Hi,
Amir Aharoni and I thought that this might be interesting for people here.
We wanted to answer the following question: for each language, how many of the articles in the main namespace that appear in one Wikipedia (e.g., FR) also appear in another (e.g., EN). We calculated this as the percentage of articles that exist in two languages from the total number of articles of one of the languages (taken from [1]). That is, we calculated the intersection(EN, FR)/Count(FR)). We did this for all of the languages (287^2) [2].
Results: 1. The co-exist matrix of counts can be found Google Spreadsheet https://docs.google.com/spreadsheets/d/1wj3fPkU8v2-KcEjTNtFLabMTXWyhgvRhgywhPjnRLNY/edit?usp=sharing - It was generated on 01/09/2015 using the langlinks table of every wiki. The underlining query is -based on this code: (%s is the wiki code)
SELECT '%s' as source, ll_lang as target, COUNT(*) as count FROM %s_p.langlinks LEFT JOIN %s_p.page
ON page_id = ll_from WHERE page_namespace = 0 GROUP BY ll_lang;
- The links are not symmetrical. there is on average less than one percent difference between the links from lang A to B compared to lang B to A. - However, it wasn't perfect. Wikis with less than 3500 links (that means the has less than 100 articles) have on average more than 20% out links (that is, taken from that language langlink table) than in links (other wikis pointing at that language). - As the number of langlinks gets bigger (and for most cases, the side of the wiki), the difference and variance between the in and out links gets smaller. - Some out links pointed to mistakes (zh-cn, zh-tw, nn) - is fixed. - The raw data can be sent on request.

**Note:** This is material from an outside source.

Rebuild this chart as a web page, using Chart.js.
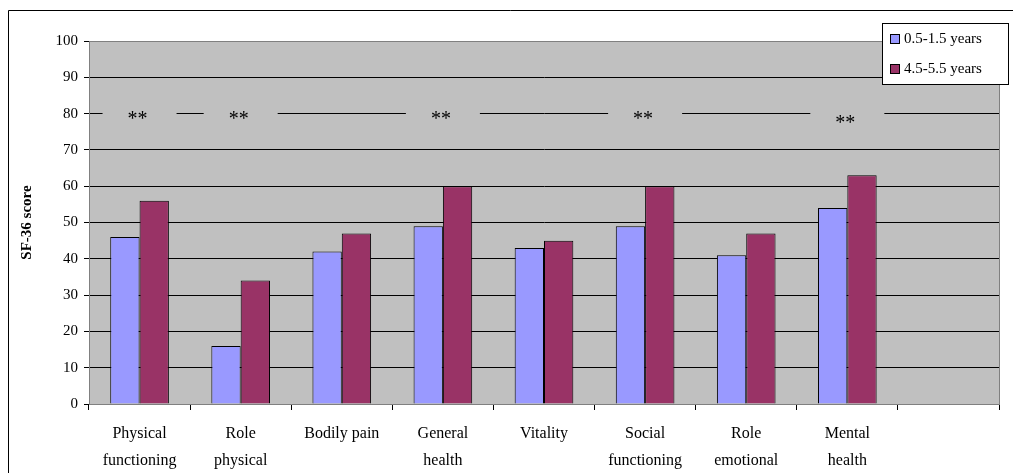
<!DOCTYPE html>
<html>
<head>
<meta charset="utf-8">
<script src="https://cdn.jsdelivr.net/npm/chart.js@4"></script>
<style>
  html, body { margin: 0; padding: 0; background: #fff; }
  #wrap { width: 1013px; height: 473px; position: relative; }
</style>
</head>
<body>
<div id="wrap"><canvas id="c"></canvas></div>
<script>
const categories = [['Physical', 'functioning'], ['Role', 'physical'], ['Bodily pain'], ['General', 'health'], ['Vitality'], ['Social', 'functioning'], ['Role', 'emotional'], ['Mental', 'health'], ''];
const youngScores = [46, 16, 42, 49, 43, 49, 41, 54, null];
const olderScores = [56, 34, 47, 60, 45, 60, 47, 63, null];
const stars = ['**', '**', '', '**', '', '**', '', '**', ''];
const starLevel = [79, 79, 79, 79, 79, 79, 79, 78, 79];
const seriesNames = ['0.5-1.5 years', '4.5-5.5 years'];
const seriesColors = ['#9999FF', '#993366'];

const decor = {
  id: 'decor',
  beforeDraw(chart) {
    const { ctx, chartArea: a } = chart;
    ctx.save();
    ctx.fillStyle = '#C0C0C0';
    ctx.fillRect(a.left, a.top, a.right - a.left, a.bottom - a.top);
    // outer frame
    ctx.strokeStyle = '#000';
    ctx.lineWidth = 1;
    ctx.beginPath();
    ctx.moveTo(8.5, 473); ctx.lineTo(8.5, 10.5); ctx.lineTo(1013, 10.5);
    ctx.stroke();
    ctx.restore();
  },
  beforeDatasetsDraw(chart) {
    const { ctx } = chart;
    const x = chart.scales.x, y = chart.scales.y;
    ctx.save();
    ctx.font = '20px "Liberation Serif"';
    ctx.textAlign = 'center';
    ctx.textBaseline = 'middle';
    stars.forEach((s, i) => {
      if (!s) return;
      const cx = x.getPixelForValue(i), cy = y.getPixelForValue(80);
      ctx.fillStyle = '#C0C0C0';
      ctx.fillRect(cx - 37, cy - 3, 74, 6);
      ctx.fillStyle = '#000';
      ctx.fillText(s, cx - 2, y.getPixelForValue(starLevel[i]) + 3);
    });
    ctx.restore();
  },
  afterDraw(chart) {
    const { ctx, chartArea: a } = chart;
    ctx.save();
    ctx.strokeStyle = '#808080';
    ctx.lineWidth = 1;
    ctx.strokeRect(a.left + 0.5, a.top + 0.5, a.right - a.left, a.bottom - a.top);
    // legend box
    const lx = 882, ly = 23, lw = 126, lh = 61;
    ctx.fillStyle = '#fff';
    ctx.fillRect(lx, ly, lw, lh);
    ctx.strokeStyle = '#000';
    ctx.strokeRect(lx + 0.5, ly + 0.5, lw, lh);
    ctx.font = '15px "Liberation Serif"';
    ctx.textBaseline = 'middle';
    ctx.textAlign = 'left';
    seriesNames.forEach((n, i) => {
      const yy = ly + 16 + i * 30;
      ctx.fillStyle = seriesColors[i];
      ctx.fillRect(lx + 8, yy - 5, 10, 10);
      ctx.strokeStyle = '#000';
      ctx.strokeRect(lx + 8.5, yy - 4.5, 9, 9);
      ctx.fillStyle = '#000';
      ctx.fillText(n, lx + 22, yy);
    });
    ctx.restore();
  }
};

new Chart(document.getElementById('c'), {
  type: 'bar',
  data: {
    labels: categories,
    datasets: [
      { label: seriesNames[0], data: youngScores, backgroundColor: seriesColors[0], borderColor: '#000', borderWidth: 1, categoryPercentage: 0.58, barPercentage: 1 },
      { label: seriesNames[1], data: olderScores, backgroundColor: seriesColors[1], borderColor: '#000', borderWidth: 1, categoryPercentage: 0.58, barPercentage: 1 }
    ]
  },
  options: {
    responsive: true, maintainAspectRatio: false, animation: false,
    layout: { padding: { left: 18, top: 41, right: 14, bottom: 0 } },
    plugins: { legend: { display: false }, tooltip: { enabled: false } },
    scales: {
      x: {
        offset: true,
        grid: { offset: true, drawOnChartArea: false, color: '#000', tickLength: 6 },
        border: { color: '#000' },
        ticks: { color: '#000', font: { family: 'Liberation Serif', size: 16, lineHeight: 1.7 }, padding: 10, maxRotation: 0, autoSkip: false },
        afterFit(s) { s.height = 69; }
      },
      y: {
        min: 0, max: 100,
        grid: { color: '#000', tickLength: 5 },
        border: { color: '#000' },
        ticks: { stepSize: 10, color: '#000', font: { family: 'Liberation Serif', size: 15 }, padding: 6 },
        title: { display: true, text: 'SF-36 score', color: '#000', padding: { top: 0, bottom: 0 }, font: { family: 'Liberation Serif', size: 15, weight: 'bold' } },
        afterFit(s) { s.width = 71; }
      }
    }
  },
  plugins: [decor]
});
</script>
</body>
</html>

2. A heat map of the co-exist wikis with more than 50,000 articles. It is ordered by size. As I mentioned, the above triangles are not symmetrical because the counts (which are themselves not equal but are close enough) are divided by the number of articles in each wiki. The heat map is between Red - high level of congruence to Yellow - low level. [image: Inline image 1] Points to notice: 1. Most languages have strong connections with English. 2. There is a group of interconnected wikis that are based on Swedish (Dutch, Waray-Waray, Cebuano, Vietnamese, Indonesian, Minangkabau). 3. Piedmontese is highly interconnected with Latin languages, as do Latin itself. On the other hand, Chechen is mostly connected to Russian. 4. a. Arabic has 8% more in links than out.There isn't one Wiki that caused this difference, so it's not a bot. 5. Telugu doesn't have many interlinks, not to English, Hindi or Bengali. 6. There are other visible strong connections (as Serbian and Serbo-Croatian) but they are not as surprising.
Thoughts?
Cheers, Neta
[1] meta.wikimedia.org/wiki/List_of_Wikipedias updated on 01/12/2015. [2] You might be wondering why did we calculated both EN-> FR and FR-> EN as there is a 1 to 1 connection between the interlanguage links in Wikidata? We used the data from the langlinks table for every Wikipedia and not from the wiki interlanguage link table. We did so for two reasons: 1) it was computationally easier 2) we wanted to see if there are any irregulars in the data.